De ongelovigen zeggen:
“Wij willen de vrome belagen;
want hij is ons een ergernis,
en is een aanklacht tegen onze lauwheid.
Hij beschuldigt ons,
dat wij de wet niet onderhouden;
en verwijt ons onze tuchteloosheid.
Laat ons eens zien of zijn woorden wel waar zijn
en nemen we als proef op de som
wat er gebeurt bij zijn dood.
Want als de rechtvaardige een zoon van God is,
zal God hem te hulp komen
en hem bevrijden uit de greep van zijn vijand.
Onderwerpen we hem aan een smadelijke proef
om met foltering te achterhalen hoe zachtmoedig hij is
en om ons te overtuigen van zijn verdraagzaamheid.

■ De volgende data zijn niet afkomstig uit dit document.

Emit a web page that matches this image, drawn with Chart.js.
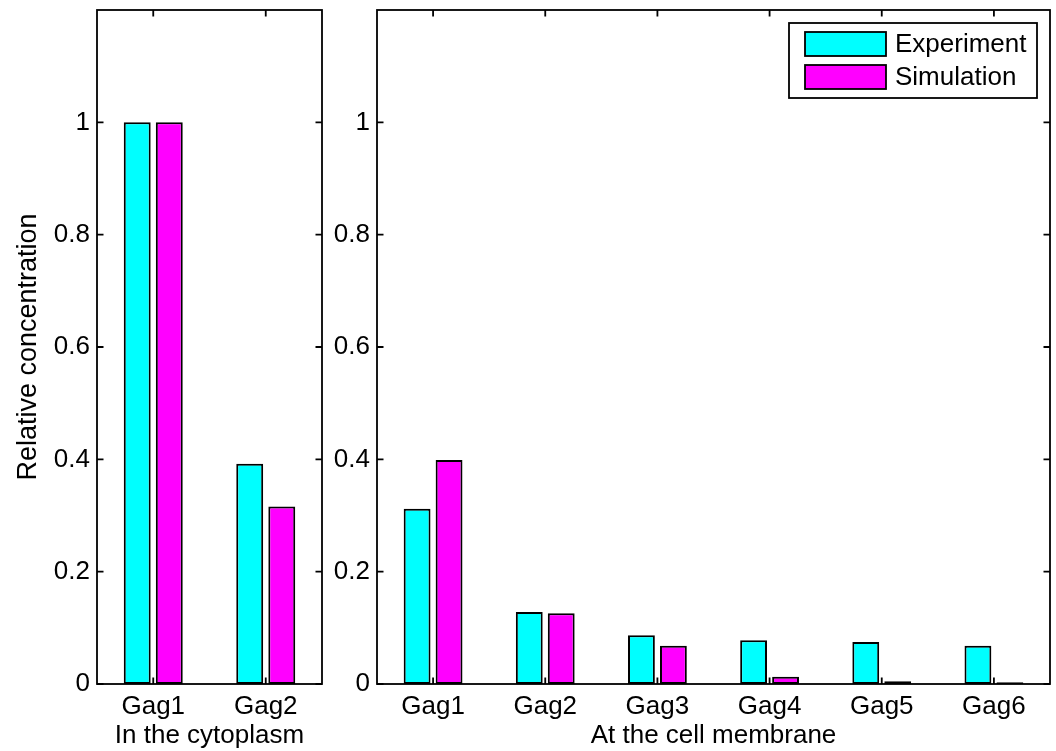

Laten we hem veroordelen tot een schandelijke dood;
naar eigen zeggen geniet hij immers bijzondere bescherming.”
Tweede lezing (Jak. 3, 16-4, 3)
Uit de brief van de heilige apostel Jakobus.
Broeders en zusters,
waar naijver en eerzucht heersen,
daar treft men ook onrust aan
en allerlei minderwaardige praktijken.
De wijsheid van omhoog is vóór alles rein,
maar ook vredelievend, vriendelijk,
altijd voor rede vatbaar,
rijk aan barmhartigheid en vruchten van goede daden,
onpartijdig en oprecht.
Gerechtigheid is een vrucht van de vrede
en slechts wie de vrede nastreven zullen haar oogsten.
Waar komen bij u die vechtpartijen en ruzies vandaan?
Toch alleen van uw eigen hartstochten,
die u niet met rust laten?
Gij begeert dingen, die gij niet kunt krijgen.
Gij moordt en benijdt
en gij kunt uw doel niet bereiken.
Dan gaat gij vechten en strijden.
Gij hebt niets,
omdat gij niet bidt.
En als gij bidt,
krijgt ge het niet,
omdat gij verkeerd bidt,
met de bedoeling namelijk
om wat ge krijgt uit te geven voor uw boze lusten.
Evangelie (Mc. 9, 30-37)
Uit het heilig evangelie van onze Heer Jezus Christus volgens Marcus.
In die tijd gingen Jezus en zijn leerlingen weg van de berg en trokken Galilea door;
maar Hij wilde niet dat iemand het te weten kwam, want Hij was bezig zijn leerlingen te onderrichten.
Hij zeide hun:
“De Mensenzoon wordt overgeleverd in de handen der mensen
en ze zullen Hem doden;
maar drie dagen na zijn dood zal Hij weer opstaan.” Zij begrepen die woorden wel niet,
maar schrokken ervoor terug Hem te ondervragen.
Zij kwamen in Kafarnaüm
en, eenmaal thuis, ondervroeg Hij hen:
“Waar hebt ge onderweg over getwist?”
Maar zij zwegen, want ze hadden onderweg
een woordenwisseling gehad over de vraag
wie de grootste was.
Toen zette Hij zich neer,
riep de twaalf bij zich en zei tot hen:
“Als iemand de eerste wil zijn,
zal hij de laatste van allen moeten wezen
en de dienaar van allen.”
Hij nam een kind en zette het in hun midden;
Hij omarmde het en sprak tot hen:
“Wie een kind als dit opneemt in mijn Naam,
neemt Mij op; en wie Mij opneemt,
neemt niet Mij op, maar Hem die Mij gezonden heeft.”